Sou muito do que não quis ser

Cultura | 19 Novembro 2025

 


O piano entrou sem bater à porta, dedo ante dedo pelo corredor do tempo a caminhar entre pausas e notas soltas, como se as paredes cedessem as mãos surpreendidas entraram pelas duplas e trios de teclas pretas, mas tal como no xadrez as brancas entram a rasgar o mundo, a ilustrar o grito, ouviam-se vozes pouco perceptíveis, cheguei a sentir um desequilíbrio no palco, mas quero acreditar que há uma intenção explosiva, afinal todas as guerras gritam aos ouvidos e ninguém as entende, só quem vive principescamente delas. Mas, “não tenhas medo”, a paz vai chegar.

O texto ‘Partitura da Guerra’ escreveu Valter Hugo Mãe, e Eduardo Faria encenou com gestos, emoções e vozes, depois, em palco os actores Eduardo Faria, Joana Luna, Joana Soares e Raúl da Costa que se militarizou ao piano com interpretações de Tchaikovsky, Rachmaninoff, Dmitri Shostakovich entre outros compositores, para sublinhar “o medo e a brutalidade da guerra, mas também o amor e a humanidade entre as personagens”. Da crueza da guerra levada ao palco o público viveu uma experiência de grande intensidade emocional.

O elenco prometia e a sala encheu para assistir à ‘Partitura da Guerra’ nos dias 7 e 8 de Novembro. É por isso que “as famílias grandes são como as populações robustas que nunca mais acabam e trazem sempre canções”. É um encantamento do velho Sasha que liberta o desejo dos muitos filhos terem muitos netos, “as famílias deviam ser milhares com bairros inteiros de pais e filhos onde toda a gente se amasse”.
Os dedos a dançar nas teclas do piano voltaram a roubar os meus olhos até que “muitos filhos iriam dizer sobre todas as coisas da vida, fazedores de tudo quanto eu não sei. Uma família assim, meu amor, era capaz de defender tudo dentro de si mesmo, o que é bom e o que é mau e escolher sempre o melhor”. 

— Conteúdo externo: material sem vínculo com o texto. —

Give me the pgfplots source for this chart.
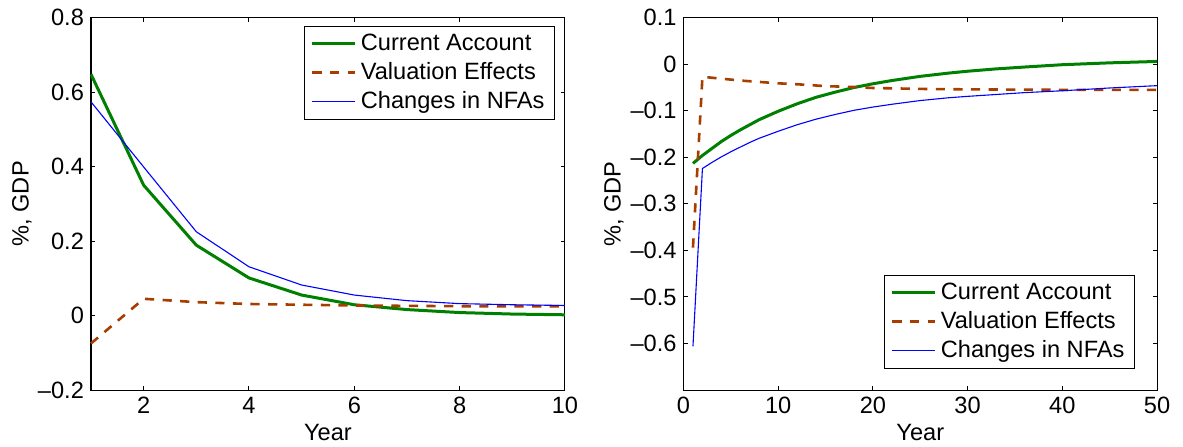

A beleza de quem cria é não saber onde a vamos buscar, quer com o ouvido quer com olhar. Houve momentos “minha irmã” em que o texto desaparecia e entrava o piano no ouvido, outras o contrário, era como se o piano se calasse e a actriz falasse “matam mais por desespero do que por desconfiança”. Neste orquestrar entre palavas e sons não sei se erro no texto, “não quero morrer irmã, mesmo que neste momento só me resta esperar por isso” e a irmã respondeu: “mas se acontecesse, estaríamos salvas de tudo”. E o piano sempre a sublinhar cada diálogo, às vezes o silêncio provocante, comovente saído dos escombros, das ruínas, a lembrar olhos fundos, mas firmes. Quando entramos pela guerra dentro toca-nos uma visão surreal, fragmentada, tecida de uma dor que não se sente.

A luz apagou-se e o público encheu a sala de aplausos. Os intérpretes saíram e voltaram para agradecer à ‘razão’ do teatro acontecer: o público.